** REQUIRED TASK **
The lines from the top of the material through the line with "9.0, 5.0, 8.0]" are to be set down exactly. Leave the pictures out.
:::
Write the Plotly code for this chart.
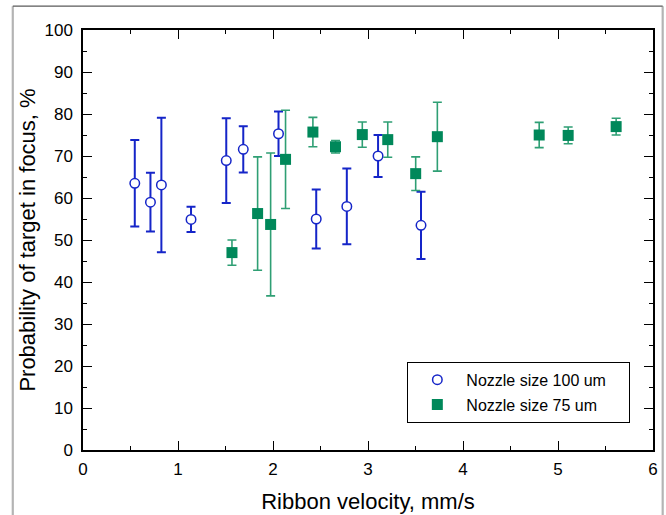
import plotly.graph_objects as go

# Nozzle size 100 um (open circles)
x100 = [0.545, 0.71, 0.825, 1.137, 1.508, 1.687, 2.058, 2.455, 2.777, 3.106, 3.558]
y100 = [63.5, 59.0, 63.1, 54.9, 68.9, 71.6, 75.3, 55.0, 58.0, 70.0, 53.5]
e100 = [10.3, 7.0, 16.0, 3.0, 10.1, 5.5, 5.3, 7.0, 9.0, 5.0, 8.0]

# Nozzle size 75 um (filled squares)
x75 = [1.568, 1.838, 1.975, 2.132, 2.42, 2.658, 2.94, 3.208, 3.502, 3.73, 4.802, 5.107, 5.612]
y75 = [47.0, 56.3, 53.7, 69.2, 75.7, 72.2, 75.1, 73.9, 65.8, 74.6, 75.0, 74.9, 77.0]
e75 = [3.0, 13.5, 17.0, 11.7, 3.5, 1.5, 3.0, 4.2, 4.0, 8.2, 3.0, 2.0, 2.0]

x_ticks = [0, 1, 2, 3, 4, 5, 6]
y_ticks = [0, 10, 20, 30, 40, 50, 60, 70, 80, 90, 100]

FONT = "Liberation Sans, Arial, sans-serif"
BLUE = "#1525c8"
GREEN = "#00885a"
GREEN_ERR = "#2f9f74"
PAD = "\u00a0\u00a0\u00a0\u00a0"

fig = go.Figure()
fig.add_trace(go.Scatter(
    x=x100, y=y100, mode="markers", name="Nozzle size 100 um" + PAD,
    legendgroup="a",
    marker=dict(symbol="circle", size=9.5, color="white",
                line=dict(color=BLUE, width=1.5)),
    error_y=dict(type="data", array=e100, visible=True, color=BLUE,
                 thickness=2, width=4.5),
))
fig.add_trace(go.Scatter(
    x=x75, y=y75, mode="markers", name="Nozzle size 75 um",
    legendgroup="b",
    marker=dict(symbol="square", size=11, color=GREEN,
                line=dict(color=GREEN, width=0)),
    error_y=dict(type="data", array=e75, visible=True, color=GREEN_ERR,
                 thickness=1.6, width=4.5),
))

axis_common = dict(
    showline=True, linecolor="black", linewidth=1.5, mirror="allticks",
    ticks="inside", ticklen=9, tickwidth=1.2, tickcolor="black",
    showgrid=False, zeroline=False, automargin=False,
    tickfont=dict(family=FONT, size=17, color="black"),
    title_font=dict(family=FONT, size=22, color="black"),
)

fig.update_xaxes(
    range=[0, 6], tickvals=x_ticks, ticktext=[str(v) for v in x_ticks],
    minor=dict(ticks="inside", dtick=0.5, ticklen=4, tickwidth=1.2, tickcolor="black"),
    title_text="Ribbon velocity, mm/s", title_standoff=15, ticklabelstandoff=3,
    **axis_common,
)
fig.update_yaxes(
    range=[0, 100], tickvals=y_ticks, ticktext=[str(v) for v in y_ticks],
    minor=dict(ticks="inside", dtick=5, ticklen=4, tickwidth=1.2, tickcolor="black"),
    title_text="Probability of target in focus, %", title_standoff=3, ticklabelstandoff=5,
    **axis_common,
)

# outer frame of the picture
fig.add_shape(type="line", xref="paper", yref="paper", x0=-0.1232, x1=-0.1232,
              y0=-0.25, y1=1.0567, line=dict(color="#b4b4b4", width=2.2))
fig.add_shape(type="line", xref="paper", yref="paper", x0=1.017, x1=1.017,
              y0=-0.25, y1=1.0567, line=dict(color="#b4b4b4", width=2.2))
fig.add_shape(type="line", xref="paper", yref="paper", x0=-0.1232, x1=1.017,
              y0=1.0567, y1=1.0567, line=dict(color="#5a5a5a", width=1.2))

fig.update_layout(
    width=666, height=515,
    margin=dict(l=83, r=13, t=30, b=65, autoexpand=False),
    paper_bgcolor="white", plot_bgcolor="white",
    font=dict(family=FONT, size=16, color="black"),
    showlegend=True,
    legend=dict(
        x=0.569, y=0.21, xanchor="left", yanchor="top",
        bgcolor="white", bordercolor="black", borderwidth=1,
        font=dict(family=FONT, size=16, color="black"),
        itemwidth=48, tracegroupgap=1,
    ),
)

fig.write_html(
    "out.html",
    config={"displayModeBar": False},
    post_script="document.body.style.margin='0px';document.body.style.overflow='hidden';",
)
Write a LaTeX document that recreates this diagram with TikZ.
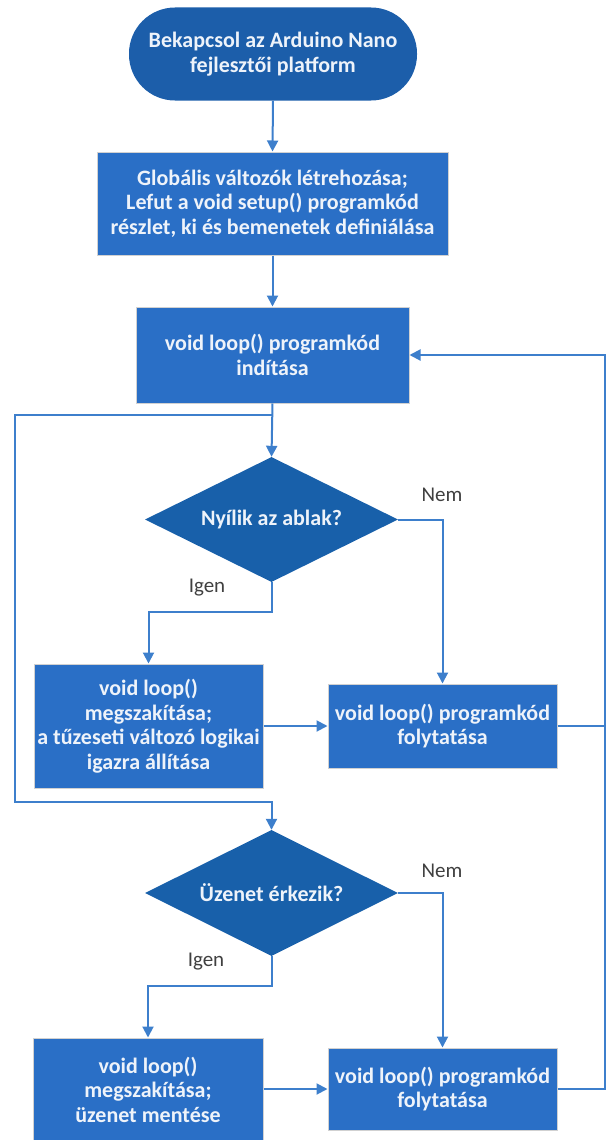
\documentclass[tikz,border=0pt]{standalone}
\usepackage{fontspec}
\setmainfont{Carlito}
\usetikzlibrary{shapes.geometric,arrows.meta}
\definecolor{termfill}{HTML}{1C5EAA}
\definecolor{boxfill}{HTML}{2A6FC6}
\definecolor{decfill}{HTML}{1860AA}
\definecolor{linecol}{HTML}{3D7FCC}
\definecolor{txtcol}{HTML}{EEF3FA}
\definecolor{lblcol}{HTML}{404040}
\tikzset{
  base/.style={text=txtcol, font=\fontsize{22}{24.5}\selectfont\bfseries, align=center, inner sep=0pt},
  termbox/.style={base, rectangle, fill=termfill, rounded corners=46pt},
  procbox/.style={base, rectangle, fill=boxfill, draw=black!18, line width=1pt},
  decbox/.style={base, diamond, aspect=2, fill=decfill, inner sep=0pt},
  conn/.style={draw=linecol, line width=2pt},
  arr/.style={conn, -{Triangle[width=11pt,length=11pt]}},
  lbl/.style={text=lblcol, font=\fontsize{21}{24}\selectfont, inner sep=0pt}
}
\begin{document}
\begin{tikzpicture}[x=1pt,y=-1pt]
\clip (0,0) rectangle (606,1140);
\node[termbox, minimum width=288pt, minimum height=93pt] (term) at (273,54) {Bekapcsol az Arduino Nano\\fejlesztői platform};
\node[procbox, minimum width=351pt, minimum height=103pt] (glob) at (272.5,203.5) {Globális változók létrehozása;\\Lefut a void setup() programkód\\részlet, ki és bemenetek definiálása};
\node[procbox, minimum width=273pt, minimum height=96pt] (loop) at (272.5,355) {void loop() programkód\\indítása};
\node[decbox, minimum width=253pt, minimum height=125pt] (d1) at (271.5,519.5) {Nyílik az ablak?};
\node[procbox, minimum width=229pt, minimum height=124pt] (int1) at (148.5,726) {void loop()\\megszakítása;\\a tűzeseti változó logikai\\igazra állítása};
\node[procbox, minimum width=229pt, minimum height=84pt] (cont1) at (442.5,726) {void loop() programkód\\folytatása};
\node[decbox, minimum width=253pt, minimum height=126pt] (d2) at (271.5,893) {Üzenet érkezik?};
\node[procbox, minimum width=230pt, minimum height=103pt] (int2) at (148,1089.5) {void loop()\\megszakítása;\\üzenet mentése};
\node[procbox, minimum width=229pt, minimum height=82pt] (cont2) at (442.5,1089) {void loop() programkód\\folytatása};
\node[lbl] (nem1) at (442,495) {Nem};
\node[lbl] (igen1) at (207,588) {Igen};
\node[lbl] (nem2) at (442,871) {Nem};
\node[lbl] (igen2) at (206,962) {Igen};
\coordinate (j1) at (272.5,415);
\coordinate (L1) at (15,415);
\coordinate (L2) at (15,802);
\coordinate (Rx) at (605,0);
\draw[arr] (term.south) -- (glob.north);
\draw[arr] (glob.south) -- (loop.north);
\draw[arr] (loop.south) -- (d1.north);
\draw[arr] (j1) -- (L1) -- (L2) -| (d2.north);
\draw[arr] (d1.east) -| (cont1.north);
\draw[arr] (d1.south) -- ++(0,30) -| (int1.north);
\draw[arr] (int1.east |- cont1.west) -- (cont1.west);
\draw[arr] (cont1.east) -| (Rx |- loop.east) -- (loop.east);
\draw[arr] (d2.east) -| (cont2.north);
\draw[arr] (d2.south) -- ++(0,30) -| (int2.north);
\draw[arr] (int2.east |- cont2.west) -- (cont2.west);
\draw[conn] (cont2.east) -| (Rx |- cont1.east);
\end{tikzpicture}
\end{document}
:::
** WRITTEN SOLUTION **
Write the Plotly code for this chart.
import plotly.graph_objects as go

# Nozzle size 100 um (open circles)
x100 = [0.545, 0.71, 0.825, 1.137, 1.508, 1.687, 2.058, 2.455, 2.777, 3.106, 3.558]
y100 = [63.5, 59.0, 63.1, 54.9, 68.9, 71.6, 75.3, 55.0, 58.0, 70.0, 53.5]
e100 = [10.3, 7.0, 16.0, 3.0, 10.1, 5.5, 5.3, 7.0, 9.0, 5.0, 8.0]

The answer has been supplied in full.